“The Sect of the Idiot”

I’m a little late with this week’s subject of discussion by the Deep Ones over at LibraryThing.

Review: “The Sect of the Idiot”, Thomas Ligotti, 1988.

Cover by John Coulthart

To be honest, I was not impressed by this Ligotti story, and I’m not going to spend a lot of time on it.

It’s long on atmosphere, short on plot, and doesn’t really have much effect in suggesting what it seems to want to suggest. 

Its unnamed narrator is in an unknown, gloomy town that sounds like something out of Lovecraft (or, maybe The Cabinet of Dr. Caligari).

He has a strange encounter with a man knocking on his door who comments on the view out the window. 

The narrator has longed dream of living in the town, so there seems to suggest that the town is more than just a metaphorical dream of his. 

The night after he meets the man he has a strange dream, a “triumph of the grotesque” which is the story’s most effective scene with its cloaked figures on strange chairs, all of the figures askew at weird angles. 
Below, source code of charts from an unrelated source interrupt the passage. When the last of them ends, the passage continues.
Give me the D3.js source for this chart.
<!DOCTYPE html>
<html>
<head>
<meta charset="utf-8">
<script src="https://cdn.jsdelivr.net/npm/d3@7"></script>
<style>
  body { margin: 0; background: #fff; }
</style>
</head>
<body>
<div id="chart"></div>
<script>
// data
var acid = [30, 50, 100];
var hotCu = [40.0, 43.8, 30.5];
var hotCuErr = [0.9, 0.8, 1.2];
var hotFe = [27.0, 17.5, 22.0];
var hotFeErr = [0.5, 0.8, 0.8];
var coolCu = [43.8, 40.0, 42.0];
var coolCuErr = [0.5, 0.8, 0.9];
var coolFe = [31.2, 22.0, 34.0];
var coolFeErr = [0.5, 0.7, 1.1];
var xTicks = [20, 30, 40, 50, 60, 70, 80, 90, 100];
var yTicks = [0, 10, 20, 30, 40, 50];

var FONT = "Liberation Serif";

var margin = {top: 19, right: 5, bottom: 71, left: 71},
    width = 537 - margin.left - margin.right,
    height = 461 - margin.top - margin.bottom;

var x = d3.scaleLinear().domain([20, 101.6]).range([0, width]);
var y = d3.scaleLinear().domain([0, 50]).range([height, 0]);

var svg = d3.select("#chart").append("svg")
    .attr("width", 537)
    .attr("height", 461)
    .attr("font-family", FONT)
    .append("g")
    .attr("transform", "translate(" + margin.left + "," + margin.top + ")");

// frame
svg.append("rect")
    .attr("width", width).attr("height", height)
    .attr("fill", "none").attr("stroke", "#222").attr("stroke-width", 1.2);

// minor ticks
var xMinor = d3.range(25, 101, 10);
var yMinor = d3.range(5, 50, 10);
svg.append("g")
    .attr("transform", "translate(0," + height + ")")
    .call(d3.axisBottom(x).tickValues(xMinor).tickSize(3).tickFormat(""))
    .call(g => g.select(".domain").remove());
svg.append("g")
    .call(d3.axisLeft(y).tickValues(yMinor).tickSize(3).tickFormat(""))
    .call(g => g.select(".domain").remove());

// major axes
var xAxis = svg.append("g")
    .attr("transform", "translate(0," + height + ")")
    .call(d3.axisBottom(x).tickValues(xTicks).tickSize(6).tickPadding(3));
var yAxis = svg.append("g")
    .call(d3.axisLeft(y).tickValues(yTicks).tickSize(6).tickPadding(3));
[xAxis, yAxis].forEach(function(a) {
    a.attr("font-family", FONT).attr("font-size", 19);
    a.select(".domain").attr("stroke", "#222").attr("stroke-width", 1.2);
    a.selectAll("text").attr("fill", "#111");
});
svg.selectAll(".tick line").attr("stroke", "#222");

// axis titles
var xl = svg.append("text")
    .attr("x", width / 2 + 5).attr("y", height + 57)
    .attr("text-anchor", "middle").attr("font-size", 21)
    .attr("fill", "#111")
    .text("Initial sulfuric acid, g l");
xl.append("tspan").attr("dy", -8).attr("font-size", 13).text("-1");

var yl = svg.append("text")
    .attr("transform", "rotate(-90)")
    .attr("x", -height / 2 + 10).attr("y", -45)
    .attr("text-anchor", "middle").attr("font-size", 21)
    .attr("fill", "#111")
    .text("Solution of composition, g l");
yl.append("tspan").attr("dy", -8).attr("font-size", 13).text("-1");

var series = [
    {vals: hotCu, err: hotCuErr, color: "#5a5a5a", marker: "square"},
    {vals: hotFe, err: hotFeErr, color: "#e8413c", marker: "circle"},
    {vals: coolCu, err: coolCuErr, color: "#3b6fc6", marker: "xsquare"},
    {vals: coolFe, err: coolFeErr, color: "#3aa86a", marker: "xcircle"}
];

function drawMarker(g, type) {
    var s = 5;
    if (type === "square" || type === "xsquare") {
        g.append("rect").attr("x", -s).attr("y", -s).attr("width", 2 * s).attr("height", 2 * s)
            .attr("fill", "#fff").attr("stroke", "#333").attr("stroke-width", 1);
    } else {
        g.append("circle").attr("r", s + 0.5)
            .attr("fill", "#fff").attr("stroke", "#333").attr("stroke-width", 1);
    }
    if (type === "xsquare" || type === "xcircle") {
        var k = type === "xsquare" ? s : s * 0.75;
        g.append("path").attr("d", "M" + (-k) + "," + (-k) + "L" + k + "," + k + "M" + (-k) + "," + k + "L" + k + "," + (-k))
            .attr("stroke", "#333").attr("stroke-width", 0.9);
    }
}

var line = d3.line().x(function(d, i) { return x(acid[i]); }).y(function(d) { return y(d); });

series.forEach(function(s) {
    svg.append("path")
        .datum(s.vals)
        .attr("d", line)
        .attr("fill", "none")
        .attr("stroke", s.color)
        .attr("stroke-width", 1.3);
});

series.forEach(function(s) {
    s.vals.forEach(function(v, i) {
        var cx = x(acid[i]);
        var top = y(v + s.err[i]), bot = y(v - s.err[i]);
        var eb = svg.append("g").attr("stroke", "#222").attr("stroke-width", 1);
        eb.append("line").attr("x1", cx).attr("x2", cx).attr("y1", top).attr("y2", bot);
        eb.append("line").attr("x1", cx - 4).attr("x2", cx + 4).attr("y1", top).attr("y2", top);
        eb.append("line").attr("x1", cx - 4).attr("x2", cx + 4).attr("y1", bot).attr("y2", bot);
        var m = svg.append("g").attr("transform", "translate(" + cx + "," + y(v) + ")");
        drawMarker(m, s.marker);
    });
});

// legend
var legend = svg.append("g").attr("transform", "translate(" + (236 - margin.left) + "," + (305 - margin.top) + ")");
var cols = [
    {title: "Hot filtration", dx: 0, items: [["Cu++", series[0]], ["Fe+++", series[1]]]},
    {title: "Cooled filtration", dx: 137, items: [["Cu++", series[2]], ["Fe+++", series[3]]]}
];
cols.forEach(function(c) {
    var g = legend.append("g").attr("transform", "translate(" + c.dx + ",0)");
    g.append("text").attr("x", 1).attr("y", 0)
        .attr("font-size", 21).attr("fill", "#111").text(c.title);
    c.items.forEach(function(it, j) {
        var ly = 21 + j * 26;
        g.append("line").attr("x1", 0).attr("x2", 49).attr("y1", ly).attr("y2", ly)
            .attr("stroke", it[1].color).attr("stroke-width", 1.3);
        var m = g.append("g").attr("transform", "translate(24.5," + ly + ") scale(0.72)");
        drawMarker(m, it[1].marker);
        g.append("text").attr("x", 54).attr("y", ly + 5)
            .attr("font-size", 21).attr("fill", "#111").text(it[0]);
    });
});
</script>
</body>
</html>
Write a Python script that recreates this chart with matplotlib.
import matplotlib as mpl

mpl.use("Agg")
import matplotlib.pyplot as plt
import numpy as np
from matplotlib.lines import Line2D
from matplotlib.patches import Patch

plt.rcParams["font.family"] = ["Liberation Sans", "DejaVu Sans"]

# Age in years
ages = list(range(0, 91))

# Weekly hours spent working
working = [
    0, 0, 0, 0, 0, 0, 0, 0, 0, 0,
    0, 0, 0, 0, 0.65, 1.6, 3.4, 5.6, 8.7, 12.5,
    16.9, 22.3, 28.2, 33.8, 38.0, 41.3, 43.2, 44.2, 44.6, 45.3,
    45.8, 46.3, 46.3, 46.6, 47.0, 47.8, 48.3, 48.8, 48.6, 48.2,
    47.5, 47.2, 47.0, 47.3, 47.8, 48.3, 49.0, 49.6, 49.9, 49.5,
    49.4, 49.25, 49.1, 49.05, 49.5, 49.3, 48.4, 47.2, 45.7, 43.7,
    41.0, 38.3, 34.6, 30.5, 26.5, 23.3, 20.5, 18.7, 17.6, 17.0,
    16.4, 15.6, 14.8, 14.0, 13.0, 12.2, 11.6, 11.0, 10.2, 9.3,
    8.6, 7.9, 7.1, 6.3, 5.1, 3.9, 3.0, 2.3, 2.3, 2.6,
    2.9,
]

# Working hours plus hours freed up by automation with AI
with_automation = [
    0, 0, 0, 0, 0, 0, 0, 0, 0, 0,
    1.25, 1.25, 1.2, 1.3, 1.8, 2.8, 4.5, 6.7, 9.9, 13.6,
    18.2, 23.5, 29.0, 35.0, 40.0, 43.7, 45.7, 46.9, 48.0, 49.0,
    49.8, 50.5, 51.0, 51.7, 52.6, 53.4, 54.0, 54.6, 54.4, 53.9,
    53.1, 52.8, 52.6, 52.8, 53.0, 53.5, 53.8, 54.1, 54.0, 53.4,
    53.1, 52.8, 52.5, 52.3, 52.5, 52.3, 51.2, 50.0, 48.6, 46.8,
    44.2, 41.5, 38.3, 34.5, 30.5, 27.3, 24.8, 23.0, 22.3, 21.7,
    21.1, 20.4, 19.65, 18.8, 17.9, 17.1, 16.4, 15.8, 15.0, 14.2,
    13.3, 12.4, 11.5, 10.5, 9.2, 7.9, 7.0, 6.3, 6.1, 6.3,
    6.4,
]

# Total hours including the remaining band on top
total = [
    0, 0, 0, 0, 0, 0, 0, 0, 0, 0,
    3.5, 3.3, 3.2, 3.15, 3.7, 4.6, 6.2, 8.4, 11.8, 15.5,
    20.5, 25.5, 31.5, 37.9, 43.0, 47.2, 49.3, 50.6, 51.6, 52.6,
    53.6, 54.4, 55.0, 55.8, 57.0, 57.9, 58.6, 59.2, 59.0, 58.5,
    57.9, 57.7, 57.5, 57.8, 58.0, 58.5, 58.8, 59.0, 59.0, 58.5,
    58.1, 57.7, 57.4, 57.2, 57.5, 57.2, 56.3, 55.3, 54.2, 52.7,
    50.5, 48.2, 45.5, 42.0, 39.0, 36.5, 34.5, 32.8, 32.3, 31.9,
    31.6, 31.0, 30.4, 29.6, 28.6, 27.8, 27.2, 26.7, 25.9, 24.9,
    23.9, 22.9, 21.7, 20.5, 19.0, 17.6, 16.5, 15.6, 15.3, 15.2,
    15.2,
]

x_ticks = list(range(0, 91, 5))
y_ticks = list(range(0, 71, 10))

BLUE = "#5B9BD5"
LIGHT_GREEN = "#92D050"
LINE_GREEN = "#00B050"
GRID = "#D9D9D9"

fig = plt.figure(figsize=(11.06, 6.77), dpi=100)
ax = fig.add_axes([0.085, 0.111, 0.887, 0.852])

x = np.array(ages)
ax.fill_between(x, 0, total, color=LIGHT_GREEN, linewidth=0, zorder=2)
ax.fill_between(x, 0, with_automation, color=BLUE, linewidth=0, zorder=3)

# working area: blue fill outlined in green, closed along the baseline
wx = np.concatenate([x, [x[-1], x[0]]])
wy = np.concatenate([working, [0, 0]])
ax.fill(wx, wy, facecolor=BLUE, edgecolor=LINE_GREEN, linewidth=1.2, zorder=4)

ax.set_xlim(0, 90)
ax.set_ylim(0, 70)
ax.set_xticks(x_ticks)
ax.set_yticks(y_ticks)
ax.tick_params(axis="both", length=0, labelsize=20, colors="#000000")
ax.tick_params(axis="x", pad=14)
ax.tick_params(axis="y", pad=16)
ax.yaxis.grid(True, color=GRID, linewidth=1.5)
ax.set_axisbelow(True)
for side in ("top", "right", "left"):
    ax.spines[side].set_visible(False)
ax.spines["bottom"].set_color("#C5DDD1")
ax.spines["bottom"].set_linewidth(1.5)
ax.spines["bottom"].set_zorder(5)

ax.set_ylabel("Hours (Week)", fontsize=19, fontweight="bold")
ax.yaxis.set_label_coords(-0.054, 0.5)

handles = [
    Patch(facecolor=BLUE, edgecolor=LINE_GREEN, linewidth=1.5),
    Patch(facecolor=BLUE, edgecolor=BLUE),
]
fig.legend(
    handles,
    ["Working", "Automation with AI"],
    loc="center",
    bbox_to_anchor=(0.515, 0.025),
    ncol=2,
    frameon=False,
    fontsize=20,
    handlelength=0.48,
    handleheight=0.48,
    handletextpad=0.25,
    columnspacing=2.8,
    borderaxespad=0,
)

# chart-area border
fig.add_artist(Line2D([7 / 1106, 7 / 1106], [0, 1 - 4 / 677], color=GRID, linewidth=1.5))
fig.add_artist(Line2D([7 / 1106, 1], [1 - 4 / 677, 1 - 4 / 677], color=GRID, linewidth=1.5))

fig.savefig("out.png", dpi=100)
With a second dream, he sees the man who tells him the figures have chosen him. They shake hands.  The man doesn’t let go and, mocks the idea that it’s the narrator’s hand. 

The next day, it seems his hand has turned into a tentacle. 
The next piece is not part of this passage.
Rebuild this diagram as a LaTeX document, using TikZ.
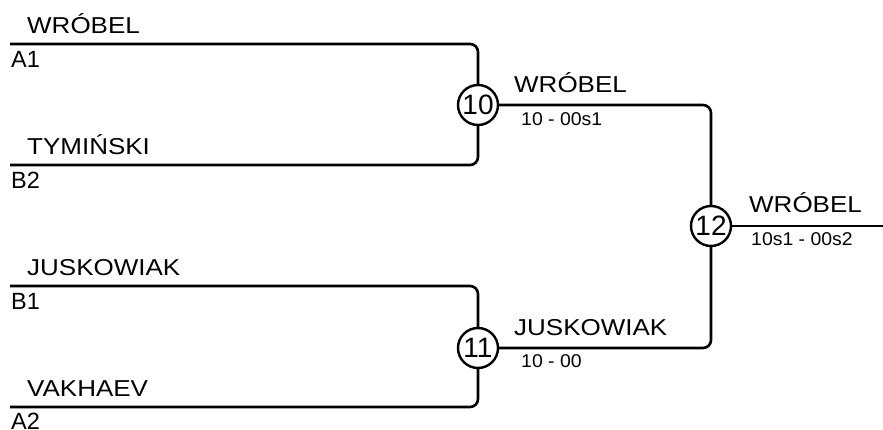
\documentclass[tikz,border=0pt]{standalone}
\usepackage{fontspec}
\setmainfont{Liberation Sans}
\newfontfamily\namefont[FakeStretch=1.13]{Liberation Sans}
\newfontfamily\scorefont[FakeStretch=1.05]{Liberation Sans}
\usetikzlibrary{calc}
\tikzset{
  bline/.style={line width=2.6pt,rounded corners=8pt},
  match/.style={circle,draw,line width=2.4pt,minimum size=40pt,inner sep=0pt,fill=white,font=\fontsize{28}{28}\selectfont},
  pname/.style={anchor=base west,inner sep=0pt,font=\namefont\fontsize{23}{23}\selectfont},
  pseed/.style={anchor=base west,inner sep=0pt,font=\fontsize{23.5}{23.5}\selectfont},
  pscore/.style={anchor=base west,inner sep=0pt,font=\scorefont\fontsize{18.5}{18.5}\selectfont},
}
\begin{document}
\begin{tikzpicture}[x=1pt,y=1pt]
  \useasboundingbox (0,0) rectangle (883,430);

  \coordinate (A1) at (10,386);
  \coordinate (B2) at (10,265);
  \coordinate (B1) at (10,144);
  \coordinate (A2) at (10,23);
  \coordinate (fin) at (883,204);

  \node[match] (m10) at (478,325) {10};
  \node[match] (m11) at (478,82) {11};
  \node[match] (m12) at (711,204) {12};

  \draw[bline] (A1) -| (m10);
  \draw[bline] (B2) -| (m10);
  \draw[bline] (B1) -| (m11);
  \draw[bline] (A2) -| (m11);
  \draw[bline] (m10) -| (m12);
  \draw[bline] (m11) -| (m12);
  \draw[bline] (m12) -- (fin);

  % first round
  \node[pname] (nA1) at ($(A1)+(17,10.5)$) {WRÓBEL};
  \node[pseed] (sA1) at ($(A1)+(1,-24)$) {A1};
  \node[pname] (nB2) at ($(B2)+(17,10.5)$) {TYMIŃSKI};
  \node[pseed] (sB2) at ($(B2)+(1,-24)$) {B2};
  \node[pname] (nB1) at ($(B1)+(17,10.5)$) {JUSKOWIAK};
  \node[pseed] (sB1) at ($(B1)+(1,-24)$) {B1};
  \node[pname] (nA2) at ($(A2)+(17,10.5)$) {VAKHAEV};
  \node[pseed] (sA2) at ($(A2)+(1,-23)$) {A2};

  % second round and final
  \node[pname] (w10) at ($(m10)+(36,12.5)$) {WRÓBEL};
  \node[pscore] (r10) at ($(m10)+(43,-21)$) {10 - 00s1};
  \node[pname] (w11) at ($(m11)+(36,12.5)$) {JUSKOWIAK};
  \node[pscore] (r11) at ($(m11)+(43,-20)$) {10 - 00};
  \node[pname] (w12) at ($(m12)+(38,13)$) {WRÓBEL};
  \node[pscore] (r12) at ($(m12)+(40,-20)$) {10s1 - 00s2};
\end{tikzpicture}
\end{document}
In the penultimate paragraph, we learn the narrator has left the town. He thinks, despite his efforts to warn people, those entities are manipulating him into advertising their existence. 

If I wasn’t busy doing a lot of other things right now, I would try to parse out Ligotti’s philosophical point, so I’m not going beyond my first impressions. In my opinion, inferior Ligotti.
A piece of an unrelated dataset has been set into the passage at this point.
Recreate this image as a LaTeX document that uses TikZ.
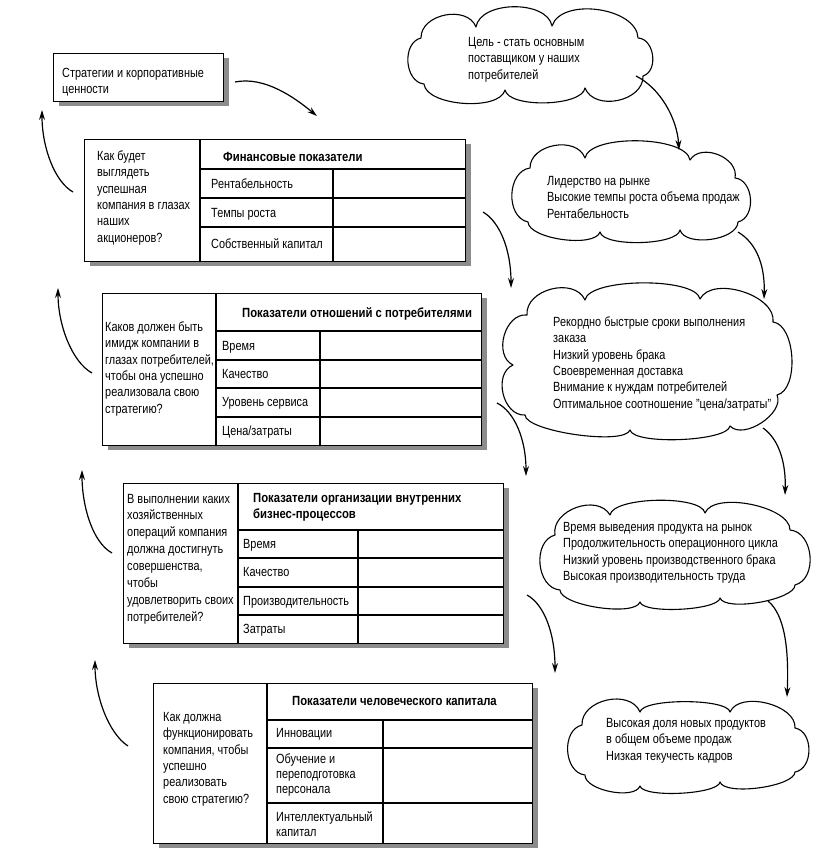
\documentclass[tikz,border=0pt]{standalone}
\usepackage{fontspec}
\setmainfont{Liberation Sans}[FakeStretch=0.82, BoldFeatures={FakeStretch=0.85}]
\usetikzlibrary{arrows.meta,shadows}
\begin{document}
\begin{tikzpicture}[x=1pt,y=-1pt,
  txt/.style={inner sep=0pt, anchor=north west, align=left, font=\fontsize{13.3}{16.3}\selectfont},
  celltxt/.style={txt, font=\fontsize{13.3}{15}\selectfont},
  qtxt/.style={txt, font=\fontsize{13.3}{16.9}\selectfont},
  hdr/.style={txt, font=\fontsize{13.3}{16.3}\selectfont\bfseries},
  frame/.style={draw, line width=1.1pt, fill=white, anchor=north west, inner sep=0pt,
    drop shadow={shadow xshift=5pt, shadow yshift=-4pt, fill=black!45, opacity=1}},
  tline/.style={line width=1.1pt},
  cloudline/.style={draw, line width=1.1pt, line join=round},
  puff/.style={bend left=80, looseness=1.1},
  flow/.style={line width=1.2pt, -{Stealth[length=10pt,width=6pt]}}
]
\useasboundingbox (0,0) rectangle (834,850);
\fill[white] (0,0) rectangle (834,850);

% ---------- strategy box
\node[frame, minimum width=170pt, minimum height=48pt] (strat) at (53,53) {};
\node[txt] (strattxt) at (62,66) {\strut Стратегии и корпоративные\\ценности};

% ---------- table 1
\node[frame, minimum width=381pt, minimum height=122pt] (t1) at (84,139) {};
\draw[tline] (200,139) -- (200,261);
\draw[tline] (200,169) -- (465,169);
\draw[tline] (200,198) -- (465,198);
\draw[tline] (200,227) -- (465,227);
\draw[tline] (333,169) -- (333,261);
\node[hdr] (t1h) at (223,150) {\strut Финансовые показатели};
\node[txt] (t1q) at (97,149) {\strut Как будет\\выглядеть\\успешная\\компания в глазах\\наших\\акционеров?};
\node[txt] (t1r1) at (211,177) {\strut Рентабельность};
\node[txt] (t1r2) at (211,206) {\strut Темпы роста};
\node[txt] (t1r3) at (211,237) {\strut Собственный капитал};

% ---------- table 2
\node[frame, minimum width=379pt, minimum height=152pt] (t2) at (102,293) {};
\draw[tline] (216,293) -- (216,445);
\draw[tline] (216,331) -- (481,331);
\draw[tline] (216,360) -- (481,360);
\draw[tline] (216,388) -- (481,388);
\draw[tline] (216,417) -- (481,417);
\draw[tline] (320,331) -- (320,445);
\node[hdr] (t2h) at (242,306) {\strut Показатели отношений с потребителями};
\node[txt] (t2q) at (105,320) {\strut Каков должен быть\\имидж компании в\\глазах потребителей,\\чтобы она  успешно\\реализовала свою\\стратегию?};
\node[txt] (t2r1) at (222,339) {\strut Время};
\node[txt] (t2r2) at (222,367) {\strut Качество};
\node[txt] (t2r3) at (222,395) {\strut Уровень сервиса};
\node[txt] (t2r4) at (222,424) {\strut Цена/затраты};

% ---------- table 3
\node[frame, minimum width=380pt, minimum height=160pt] (t3) at (123,483) {};
\draw[tline] (238,483) -- (238,643);
\draw[tline] (238,530) -- (503,530);
\draw[tline] (238,558) -- (503,558);
\draw[tline] (238,587) -- (503,587);
\draw[tline] (238,615) -- (503,615);
\draw[tline] (358,530) -- (358,643);
\node[hdr] (t3h) at (253,491) {\strut Показатели организации внутренних\\бизнес-процессов};
\node[qtxt] (t3q) at (127,491) {\strut В выполнении каких\\хозяйственных\\операций компания\\должна достигнуть\\совершенства,\\чтобы\\удовлетворить своих\\потребителей?};
\node[txt] (t3r1) at (243,537) {\strut Время};
\node[txt] (t3r2) at (243,565) {\strut Качество};
\node[txt] (t3r3) at (243,594) {\strut Производительность};
\node[txt] (t3r4) at (243,622) {\strut Затраты};

% ---------- table 4
\node[frame, minimum width=379pt, minimum height=160pt] (t4) at (153,683) {};
\draw[tline] (267,683) -- (267,843);
\draw[tline] (267,720) -- (532,720);
\draw[tline] (267,748) -- (532,748);
\draw[tline] (267,803) -- (532,803);
\draw[tline] (383,720) -- (383,843);
\node[hdr] (t4h) at (292,694) {\strut Показатели человеческого капитала};
\node[txt] (t4q) at (163,710) {\strut Как должна\\функционировать\\компания, чтобы\\успешно\\реализовать\\свою стратегию?};
\node[celltxt] (t4r1) at (276,727) {\strut Инновации};
\node[celltxt] (t4r2) at (276,753) {\strut Обучение и\\переподготовка\\персонала};
\node[celltxt] (t4r3) at (276,811) {\strut Интеллектуальный\\капитал};

% ---------- clouds
\draw[cloudline] (424,84) to[puff] (421,38) to[puff] (476,27) to[puff, looseness=.9] (552,26)
  to[puff, looseness=.9] (638,38) to[puff] (643,76) to[puff] (585,88)
  to[puff, looseness=.6] (505,90) to[puff, looseness=.7] (424,84) -- cycle;
\node[txt] (cl1t) at (468,35) {\strut Цель - стать основным\\поставщиком у наших\\потребителей};

\draw[cloudline] (528,222) to[puff] (530,168) to[puff] (585,158) to[puff, looseness=.6] (690,160)
  to[puff] (735,178) to[puff] (738,222) to[puff, looseness=.8] (680,230)
  to[puff, looseness=.5] (600,232) to[puff, looseness=.6] (528,222) -- cycle;
\node[txt] (cl2t) at (547,174) {\strut Лидерство на рынке\\Высокие темпы роста объема продаж\\Рентабельность};

\draw[cloudline] (525,415) to[puff] (513,365) to[puff] (527,315) to[puff] (585,300)
  to[puff, looseness=.5] (700,299) to[puff, looseness=.9] (773,322) to[puff, looseness=.8] (777,395)
  to[puff, looseness=.9] (730,426) to[puff, looseness=.4] (630,430) to[puff, looseness=.4] (525,415) -- cycle;
\node[txt] (cl3t) at (553,315) {\strut Рекордно быстрые сроки выполнения\\заказа\\Низкий уровень брака\\Своевременная доставка\\Внимание к нуждам потребителей\\Оптимальное соотношение "цена/затраты"};

\draw[cloudline] (560,590) to[puff] (555,535) to[puff] (610,515) to[puff, looseness=.5] (705,513)
  to[puff, looseness=.7] (790,530) to[puff] (795,585) to[puff, looseness=.5] (720,598)
  to[puff, looseness=.4] (640,602) to[puff, looseness=.5] (560,590) -- cycle;
\node[txt] (cl4t) at (563,520) {\strut Время выведения продукта на рынок\\Продолжительность операционного цикла\\Низкий уровень производственного брака\\Высокая производительность труда};

\draw[cloudline] (585,775) to[puff] (582,725) to[puff] (640,712) to[puff, looseness=.4] (730,712)
  to[puff, looseness=.9] (795,728) to[puff] (795,772) to[puff, looseness=.5] (720,782)
  to[puff, looseness=.4] (640,786) to[puff, looseness=.7] (585,775) -- cycle;
\node[txt] (cl5t) at (606,716) {\strut Высокая доля новых продуктов\\в общем объеме продаж\\Низкая текучесть кадров};

% ---------- connector end points
\coordinate (a0s) at (235,82);   \coordinate (a0e) at (317,116);
\coordinate (a1s) at (636,76);   \coordinate (a1e) at (679,150);
\coordinate (a2s) at (738,232);  \coordinate (a2e) at (764,299);
\coordinate (a3s) at (763,428);  \coordinate (a3e) at (785,495);
\coordinate (a4s) at (768,601);  \coordinate (a4e) at (787,697);
\coordinate (b1s) at (483,212);  \coordinate (b1e) at (511,288);
\coordinate (b2s) at (497,403);  \coordinate (b2e) at (526,476);
\coordinate (b3s) at (527,595);  \coordinate (b3e) at (555,673);
\coordinate (c1s) at (73,192);   \coordinate (c1e) at (42,110);
\coordinate (c2s) at (92,373);   \coordinate (c2e) at (58,288);
\coordinate (c3s) at (112,553);  \coordinate (c3e) at (82,470);
\coordinate (c4s) at (128,746);  \coordinate (c4e) at (95,660);

% ---------- connectors
\draw[flow] (a0s) .. controls (265,76) and (295,98) .. (a0e);
\draw[flow] (a1s) .. controls (660,88) and (677,118) .. (a1e);
\draw[flow] (a2s) .. controls (758,244) and (765,268) .. (a2e);
\draw[flow] (a3s) .. controls (780,440) and (786,465) .. (a3e);
\draw[flow] (a4s) .. controls (785,615) and (789,650) .. (a4e);
\draw[flow] (b1s) .. controls (500,222) and (511,250) .. (b1e);
\draw[flow] (b2s) .. controls (515,412) and (526,440) .. (b2e);
\draw[flow] (b3s) .. controls (545,605) and (555,635) .. (b3e);
\draw[flow] (c1s) .. controls (55,182) and (42,148) .. (c1e);
\draw[flow] (c2s) .. controls (72,362) and (58,325) .. (c2e);
\draw[flow] (c3s) .. controls (92,542) and (82,505) .. (c3e);
\draw[flow] (c4s) .. controls (108,733) and (95,695) .. (c4e);
\end{tikzpicture}
\end{document}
3 thoughts on ““The Sect of the Idiot”

  1. Sean Eaton September 5, 2020 / 1:37 pm

    I’m going to give this one a try. I’ve been meeting to get to Songs of a Dead Dreamer for awhile–it’s been on my shelf for years. In my view, the best of Ligotti’s Lovecraftian stories is Nethescurial.

    • marzaat September 6, 2020 / 11:23 am

      Good to see you back blogging.

      It does not appear, from my notes, I’ve read “Nethescurial”. Of the Ligotti I have read, my favorites are “The Town Manager” and My Work Is Not Yet Done.

      I see you’ve been blogging about egregores lately. You might want to check out Brian Stableford’s The Quintessence of August, which I’ve just reviewed, for his take on the subject.

  2. Sean Eaton September 6, 2020 / 4:26 pm

    Thanks for this suggestion–I’ll check it out.